In The Circle Line series, there is a noticeable deviation from the concerns of the earlier paintings in that the fields are less anchored, either to the surface or the edge, and are extended to resemble towers. They are far more pictorial than they are literal. This change was perhaps caused by their grounding in place – designated by the title, and associations of colour following Webb’s experience of these locations; in this case, of the Manhattan borough of New York City viewed from a boat trip. In an interview with Sarah Bartholomew, Webb describes her experience of the city sliding past “like a huge collage”. There was certainly a vague image of shimmering glass and fragmented concrete passing by my mind’s eye when I first saw The Isle of Manhattan 2.

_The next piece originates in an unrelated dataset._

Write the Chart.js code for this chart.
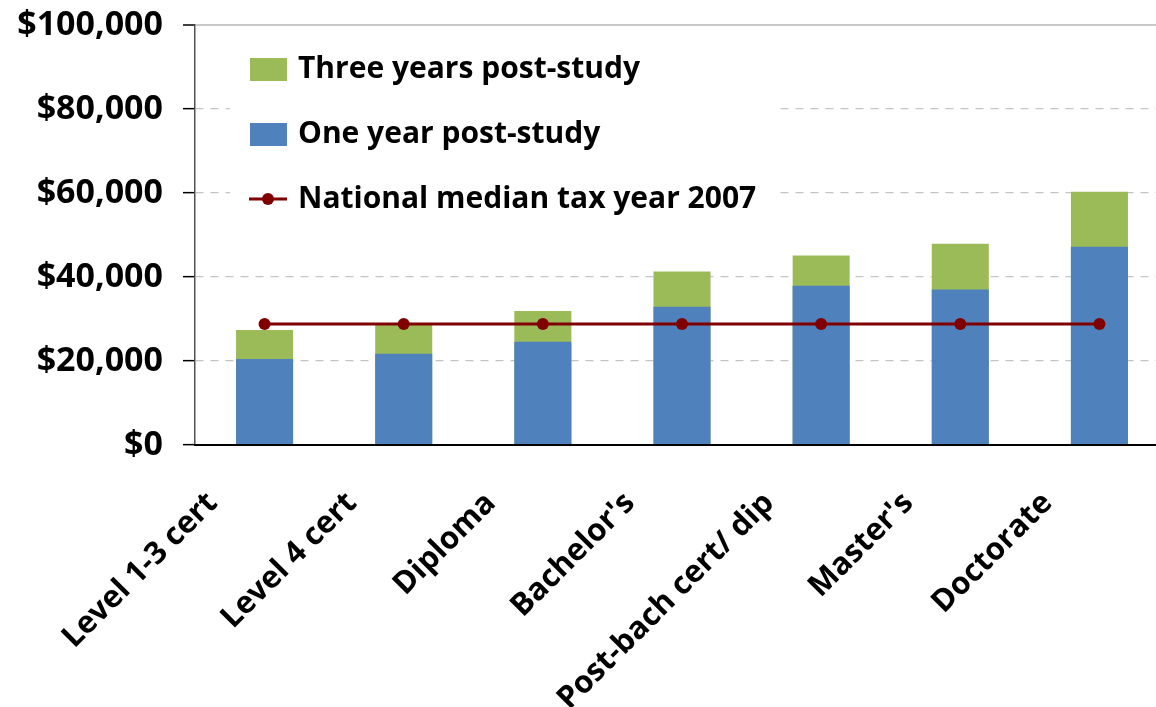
<!DOCTYPE html>
<html>
<head>
<meta charset="utf-8">
<script src="https://cdn.jsdelivr.net/npm/chart.js@4.4.1/dist/chart.umd.min.js"></script>
<style>
  html, body { margin: 0; padding: 0; background: #fff; overflow: hidden; }
  #wrap { position: relative; width: 1175px; height: 707px; }
</style>
</head>
<body>
<div id="wrap"><canvas id="earnings-chart"></canvas></div>
<script>
const categories = ['Level 1-3 cert', 'Level 4 cert', 'Diploma', "Bachelor's", 'Post-bach cert/ dip', "Master's", 'Doctorate'];
const oneYear = [20500, 21700, 24600, 32900, 37900, 37000, 47200];
const threeYears = [27400, 28700, 31900, 41300, 45100, 47900, 60300];
const nationalMedian = [28800, 28800, 28800, 28800, 28800, 28800, 28800];
const yTicks = [0, 20000, 40000, 60000, 80000, 100000];

const GREEN = '#9BBB59';
const BLUE = '#4F81BD';
const RED = '#800000';
const FAMILY = "'Open Sans', sans-serif";
const legendFont = { family: FAMILY, size: 30, weight: 'bold' };
const yFont = { family: FAMILY, size: 34, weight: 'bold' };
const xFont = { family: FAMILY, size: 31, weight: 'bold' };

// legend markers drawn into small canvases
function boxMarker(color) {
    const c = document.createElement('canvas');
    c.width = 37; c.height = 23;
    const g = c.getContext('2d');
    g.fillStyle = color;
    g.fillRect(0, 0, 37, 23);
    return c;
}
function lineMarker(color) {
    const c = document.createElement('canvas');
    c.width = 38; c.height = 14;
    const g = c.getContext('2d');
    g.strokeStyle = color;
    g.lineWidth = 3;
    g.beginPath(); g.moveTo(0, 7); g.lineTo(38, 7); g.stroke();
    g.fillStyle = color;
    g.beginPath(); g.arc(19, 7, 6, 0, Math.PI * 2); g.fill();
    return c;
}

// move legend into the plot corner and give it a white panel
const legendPanel = {
    id: 'legendPanel',
    afterLayout(chart) {
        const lg = chart.legend, area = chart.chartArea;
        lg.left = area.left + 23;
        lg.top = area.top - 6;
        lg.bottom = area.bottom;
        lg.right = area.right;
    },
    beforeDatasetsDraw(chart) {
        const lg = chart.legend, ctx = chart.ctx;
        ctx.save();
        ctx.fillStyle = '#fff';
        ctx.fillRect(lg.left + 12, lg.top + 18, 548, 190);
        ctx.restore();
        lg.draw();
    }
};

const ctx = document.getElementById('earnings-chart').getContext('2d');
const chart = new Chart(ctx, {
    data: {
        labels: categories,
        datasets: [
            {
                type: 'bar',
                label: 'Three years post-study',
                data: threeYears,
                backgroundColor: GREEN,
                order: 2
            },
            {
                type: 'bar',
                label: 'One year post-study',
                data: oneYear,
                backgroundColor: BLUE,
                order: 1
            },
            {
                type: 'line',
                label: 'National median tax year 2007',
                data: nationalMedian,
                borderColor: RED,
                backgroundColor: RED,
                borderWidth: 3,
                pointRadius: 6,
                pointHoverRadius: 6,
                pointBackgroundColor: RED,
                pointBorderWidth: 0,
                order: 0
            }
        ]
    },
    options: {
        responsive: true,
        maintainAspectRatio: false,
        animation: false,
        datasets: {
            bar: { barPercentage: 0.41, categoryPercentage: 1 }
        },
        layout: { padding: { top: 25, left: 0, right: 0, bottom: 0 } },
        scales: {
            x: {
                stacked: true,
                grid: { display: false, drawTicks: false },
                border: { display: true, color: '#000', width: 2, z: 1 },
                ticks: {
                    autoSkip: false,
                    maxRotation: 45,
                    minRotation: 45,
                    padding: 40,
                    labelOffset: -52,
                    color: '#000',
                    font: xFont
                },
                afterFit: s => { s.height = 262; }
            },
            y: {
                stacked: false,
                min: 0,
                max: 100000,
                afterBuildTicks: s => { s.ticks = yTicks.map(v => ({ value: v })); },
                ticks: {
                    padding: 20,
                    color: '#000',
                    font: yFont,
                    callback: v => '$' + v.toLocaleString('en-US')
                },
                grid: {
                    // top line is the solid plot border, zero line is the x axis
                    color: c => {
                        const v = c.tick ? c.tick.value : null;
                        if (v === 0) return 'rgba(0,0,0,0)';
                        return v === 100000 ? '#c8c8c8' : '#c4c4c4';
                    },
                    lineWidth: c => (c.tick && c.tick.value === 100000) ? 2 : 1.3,
                    tickLength: 12,
                    tickColor: '#000',
                    tickWidth: 1.5
                },
                border: {
                    color: '#505050',
                    width: 1.5,
                    dash: c => (c.tick && c.tick.value === 100000) ? [] : [8, 7]
                },
                afterFit: s => {
                    s.width = 195;
                    s.paddingTop = 0;
                    s.paddingBottom = 0;
                }
            }
        },
        plugins: {
            legend: {
                position: 'chartArea',
                align: 'start',
                labels: {
                    usePointStyle: true,
                    pointStyleWidth: 30,
                    padding: 35,
                    color: '#000',
                    font: legendFont,
                    generateLabels: function (chart) {
                        const ds = chart.data.datasets;
                        return [
                            { text: ds[0].label, pointStyle: boxMarker(GREEN), datasetIndex: 0, hidden: false, lineWidth: 0 },
                            { text: ds[1].label, pointStyle: boxMarker(BLUE), datasetIndex: 1, hidden: false, lineWidth: 0 },
                            { text: ds[2].label, pointStyle: lineMarker(RED), datasetIndex: 2, hidden: false, lineWidth: 0 }
                        ];
                    }
                }
            },
            tooltip: { enabled: false }
        }
    },
    plugins: [legendPanel]
});
</script>
</body>
</html>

Within this exhibition, we are granted access to various personal photographs, illuminating her preoccupations, mostly of architectural façades, gridded windows and landscapes saturated in zestful colour. Her most recent work, namely the Utah series (2011), hangs beside the slide show of photographs, arguably making the reading of these paintings too ‘comfortable’. The most striking correlative being the inflamed oranges with Webb’s photographs of the arid red rocks of Bryce Canyon.
In many ways, having these photographs present here does the work for us; it expels ambiguity, and perhaps therefore extinguishes much of the initial enticement. Or, inversely the coupling of these two very different spheres in her work augments our fascination, leading us to further analyse elements, fields and forms from her paintings in conjunction to the montage. In a way, seeing her personal photographs, and the consequent visual union of her own memory of these places endears us to her as an artist who is unassertive and intends, not to proclaim, but to simply do.
I have my favourites within her extensive oeuvre. I like her screen-prints and collages the most, as they seem to shed light on her process – that of the passive observer, who on return to her isolated studio concocts images from pinches of memories using minimal materials. There is also a sense of urgency in these studies which is lost in the paintings. To many Mary Webb’s work might be somewhat passé, but I think something valuable can be learnt from it. She does not wrestle with what is prevalent, but what is beneficial only to herself whilst making entrancing images in which the viewer can roam.